Abstract

Unidentified molecular emission bands first observed in optical spectra of the plasma tail of comet Halley (1P/1982 U1) have been discovered in pure ion tail spectra (Δλ~4700-6300 A, λ/Δλ~1000-4400) of comet Hyakutake (C/1996 B2) and three other recent comets (Nakamura-Nishimura-Machholz P/1994 N1, Austin C/1989 X1, and Brorsen-Metcalf 32P/1989 N1), but not in comet Hale-Bopp (C/1995 O1). The strengths of the bands near 4940, 5310, and 6000 A are correlated among the comets observed, indicative that the unidentified bands arise from a single molecular species.

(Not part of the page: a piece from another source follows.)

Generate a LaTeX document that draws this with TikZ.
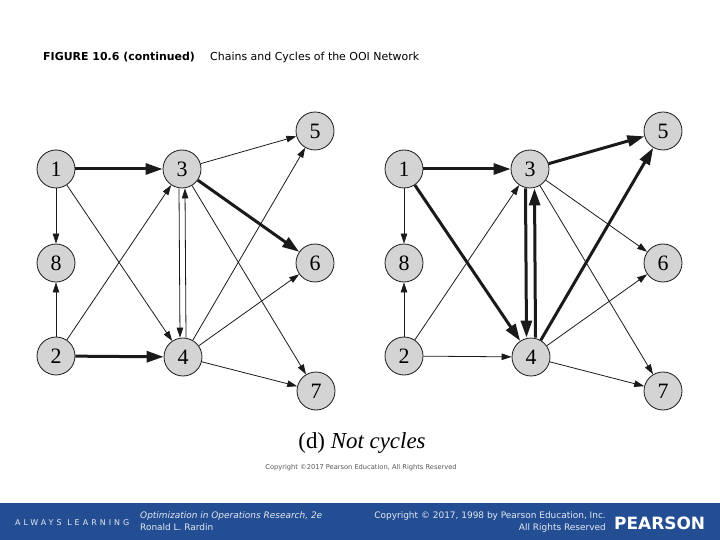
\documentclass[tikz,border=0pt]{standalone}
\usepackage{fontspec}
\setmainfont{Liberation Serif}
\newfontfamily\uifont{DejaVu Sans}
\usetikzlibrary{arrows.meta, positioning}
\definecolor{nodeGray}{HTML}{D4D4D4}
\definecolor{edgeDark}{HTML}{1A1A1A}
\definecolor{pearsonBlue}{HTML}{234E93}
\definecolor{footText}{HTML}{E4E8F0}
\definecolor{textMuted}{HTML}{555555}
\tikzset{
  nodeC/.style={circle, draw=edgeDark, fill=nodeGray, line width=0.8bp,
                minimum size=38bp, inner sep=0pt, font=\fontsize{22}{22}\selectfont},
  arcThin/.style={-{Triangle[length=10bp, width=6.5bp]}, edgeDark, line width=0.8bp},
  arcBold/.style={-{Triangle[length=17bp, width=11bp]}, edgeDark, line width=3bp},
  footLine/.style={inner sep=0pt, text=footText, font=\uifont\fontsize{9}{10}\selectfont},
}

\begin{document}
\begin{tikzpicture}[x=1bp, y=-1bp]
  \useasboundingbox (0,0) rectangle (720,540);
  % header
  \node[anchor=base west, inner sep=0pt, font=\uifont\bfseries\fontsize{11}{12}\selectfont] (fig) at (43,61) {FIGURE 10.6 (continued)};
  \node[anchor=base west, inner sep=0pt, font=\uifont\fontsize{11}{12}\selectfont] (ttl) at (210,61) {Chains and Cycles of the OOI Network};

  % left network
  \node[nodeC] (a1) at (56,169) {1};
  \node[nodeC] (a3) at (182,169) {3};
  \node[nodeC] (a5) at (315,131) {5};
  \node[nodeC] (a8) at (56,263) {8};
  \node[nodeC] (a6) at (315,263) {6};
  \node[nodeC] (a2) at (56,356) {2};
  \node[nodeC] (a4) at (183,357) {4};
  \node[nodeC] (a7) at (316,391) {7};
  \draw[arcBold] (a1) -- (a3); \draw[arcThin] (a1) -- (a8);
  \draw[arcThin] (a1) -- (a4); \draw[arcThin] (a2) -- (a8);
  \draw[arcThin] (a2) -- (a3); \draw[arcBold] (a2) -- (a4);
  \draw[arcThin] ([xshift=-3bp]a3.south) -- ([xshift=-3bp]a4.north);
  \draw[arcThin] ([xshift=3bp]a4.north) -- ([xshift=3bp]a3.south);
  \draw[arcThin] (a3) -- (a5); \draw[arcBold] (a3) -- (a6);
  \draw[arcThin] (a3) -- (a7); \draw[arcThin] (a4) -- (a5);
  \draw[arcThin] (a4) -- (a6); \draw[arcThin] (a4) -- (a7);

  % right network
  \node[nodeC] (b1) at (404,169) {1};
  \node[nodeC] (b3) at (530,169) {3};
  \node[nodeC] (b5) at (663,131) {5};
  \node[nodeC] (b8) at (404,263) {8};
  \node[nodeC] (b6) at (663,263) {6};
  \node[nodeC] (b2) at (404,356) {2};
  \node[nodeC] (b4) at (531,357) {4};
  \node[nodeC] (b7) at (663,391) {7};
  \draw[arcBold] (b1) -- (b3); \draw[arcThin] (b1) -- (b8);
  \draw[arcBold] (b1) -- (b4); \draw[arcThin] (b2) -- (b8);
  \draw[arcThin] (b2) -- (b3); \draw[arcThin] (b2) -- (b4);
  \draw[arcBold] ([xshift=-4.5bp]b3.south) -- ([xshift=-4.5bp]b4.north);
  \draw[arcBold] ([xshift=4.5bp]b4.north) -- ([xshift=4.5bp]b3.south);
  \draw[arcBold] (b3) -- (b5); \draw[arcThin] (b3) -- (b6);
  \draw[arcThin] (b3) -- (b7); \draw[arcBold] (b4) -- (b5);
  \draw[arcThin] (b4) -- (b6); \draw[arcThin] (b4) -- (b7);

  % caption
  \node[anchor=base, inner sep=0pt, font=\fontsize{23}{24}\selectfont] (cap) at (362,448) {(d) \textit{Not cycles}};
  \node[anchor=base, inner sep=0pt, text=textMuted, font=\uifont\fontsize{6.7}{8}\selectfont] (copy) at (361,469) {Copyright \textcopyright2017 Pearson Education, All Rights Reserved};

  % footer band
  \fill[pearsonBlue] (0,503) rectangle (720,540);
  \node[anchor=base west, inner sep=0pt, text=footText, font=\uifont\addfontfeature{LetterSpace=38}\fontsize{8}{9}\selectfont] (learn) at (15,525) {ALWAYS LEARNING};
  \node[footLine, anchor=base west] (book) at (140,518) {\textit{Optimization in Operations Research, 2e}};
  \node[footLine, anchor=base west] (auth) at (140,530) {Ronald L. Rardin};
  \node[footLine, anchor=base east] (rights) at (606,518) {Copyright \textcopyright{} 2017, 1998 by Pearson Education, Inc.};
  \node[footLine, anchor=base east] (allr) at (606,530) {All Rights Reserved};
  \node[anchor=base west, inner sep=0pt, text=white, font=\uifont\bfseries\fontsize{17}{17}\selectfont] (logo) at (614,529) {PEARSON};
\end{tikzpicture}
\end{document}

The bands have an asymmetric spatial distribution that extends in the antisolar direction, resembling molecular ions observed in comet plasma tails. Thus, the source of the unidentified bands is probably a single species of molecular ions. Of known laboratory molecular ion spectra, none can be attributed to the unidentified cometary emission bands. The absence of the unidentified ions in the tail of Hale-Bopp may be explained by a parent species of the unidentified ions that mimics the coma dynamics and photochemistry of H2O more closely than CO. This is inferred from the large tail CO+/H2O+ ratio observed in Hale-Bopp, which arises from the comet's large production rate that extends the ionopause and coma collision zone. Our observations provide evidence that the source region for the ions in plasma tails of comets lies external to the magnetic field-free ionopause.